State, 90 Wis.2d 357, 279 N.W.2d 922 (1979). There, after determining that the defendant was entitled to
fourteen days of sentence credit, the trial court imposed a sentence of “five
years and 14 days.” Id.
at 367, 279 N.W.2d at 926. The supreme
court reversed this “peculiar” sentence.
See id. The
court held that “the sentence transparently reveals that the trial court added
to the appropriate sentence the time already served, so that the sentence after
the application of the credit would still constitute the sentence originally
determined.” Id. The court went on to instruct that a
sentencing court should first determine an appropriate sentence and then
determine and credit the presentence confinement. See id.

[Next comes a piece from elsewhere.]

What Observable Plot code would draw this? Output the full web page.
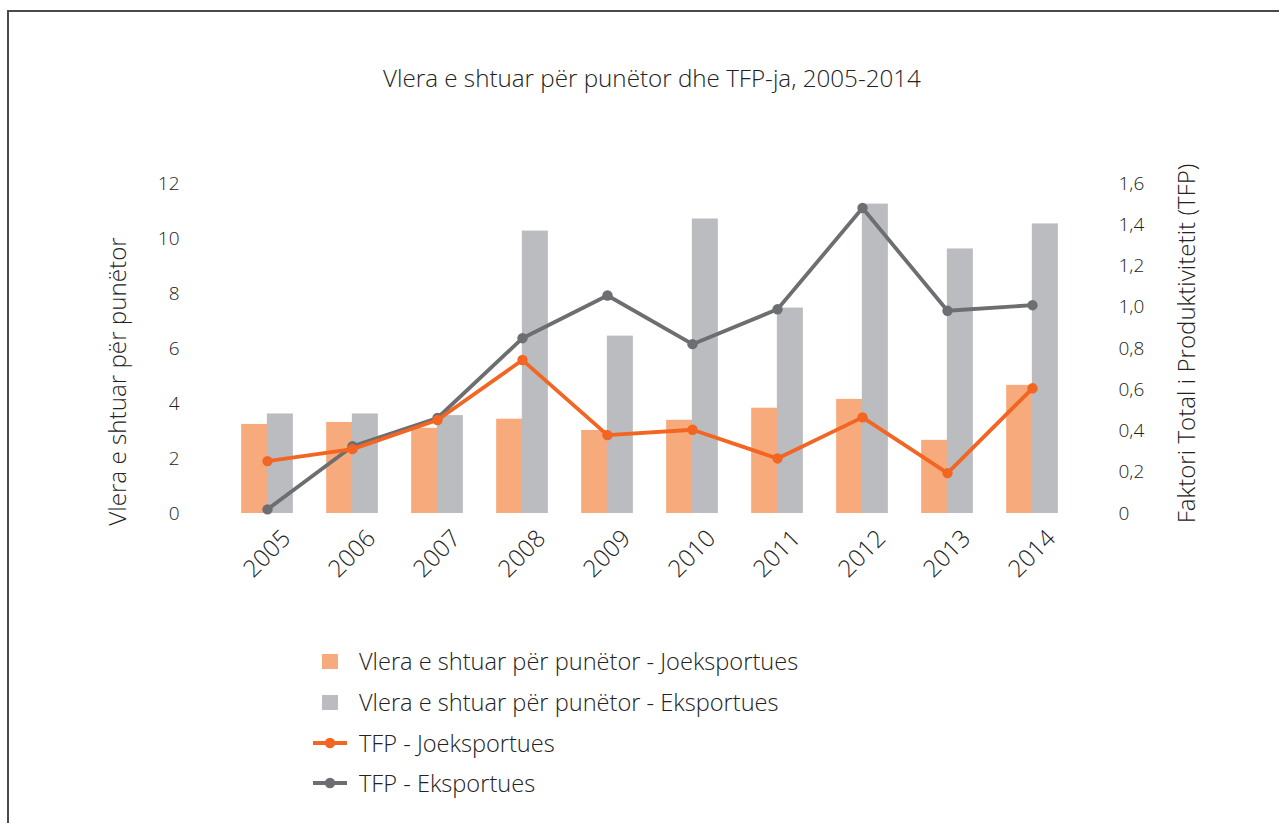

Because the trial court reversed the process as outlined in Struzik,
Coles argues that the court erred.
We
first observe that Coles did not raise this particular issue in the trial
court. On that threshold basis, we
could deem this issue waived. However,
because Coles intertwines this argument
with the preceding issue, we will address it on the merits.
Coles
contends that the trial court's alleged violation of Struzik,
which created the “time served” sentence, was designed to foreclose the
possibility of the challenged sentence being a concurrent sentence. However, the sentencing tactic which Struzik
condemns is the grant of the required sentence credit in one judicial breath
and the enhancement of the sentence by the same amount in the next. The supreme court said that such a tactic
“transparently reveals” a design to frustrate the defendant's entitlement to
the credit. See Id.
at 367, 279 N.W.2d at 926.
In
this case, we see nothing in the trial court's methodology which reveals or
suggests a suspect motive to deprive Coles of his rightful sentence
credit. Although a “time served”
sentence is not expressly recognized in the statutes, the sentence credit
requirements of the law impliedly recognize and invite such a practice. And, we take judicial notice that trial
courts routinely impose such sentences.
Here,
the trial court granted Coles the full sentence credit to which he was entitled
and then equated that credit with the sentence selected. Under the facts of this case, we fail to see
how such a sentence can even remotely suggest a suspect motivation on the part
of the trial court. This is especially
so when the sentence is less than the maximum authorized by the law and thus
could have exceeded the credit.[4]
CONCLUSION
On
remand, we direct that the judgment of conviction be modified to comport with
the trial court's intent to impose a consecutive sentence. Subject to that modification, we affirm the
judgment. We affirm the order denying
postconviction relief.
By
the Court.—Judgment modified
and, as modified, affirmed; order affirmed.
[1] Although the
multiple counts were addressed at a single sentencing and were recited in a
single information, the cases were filed separately in the circuit court with
separate file numbers. As a result,
separate judgments were entered as to each sentence. Thus, the appellate record includes only the judgment of
conviction which Coles challenges on appeal.
The judgments reciting Coles's conviction on the other counts are not
part of the appellate record.
[3] Coles also
argues that the challenged sentence must be deemed concurrent because the trial
court did expressly say that the final sentence on the further felony was
consecutive. We disagree. As we have explained, the court did not
expressly say that the challenged sentence was consecutive because it
functionally treated the challenged sentence as the only sentence which would
have any prospective effect on Coles.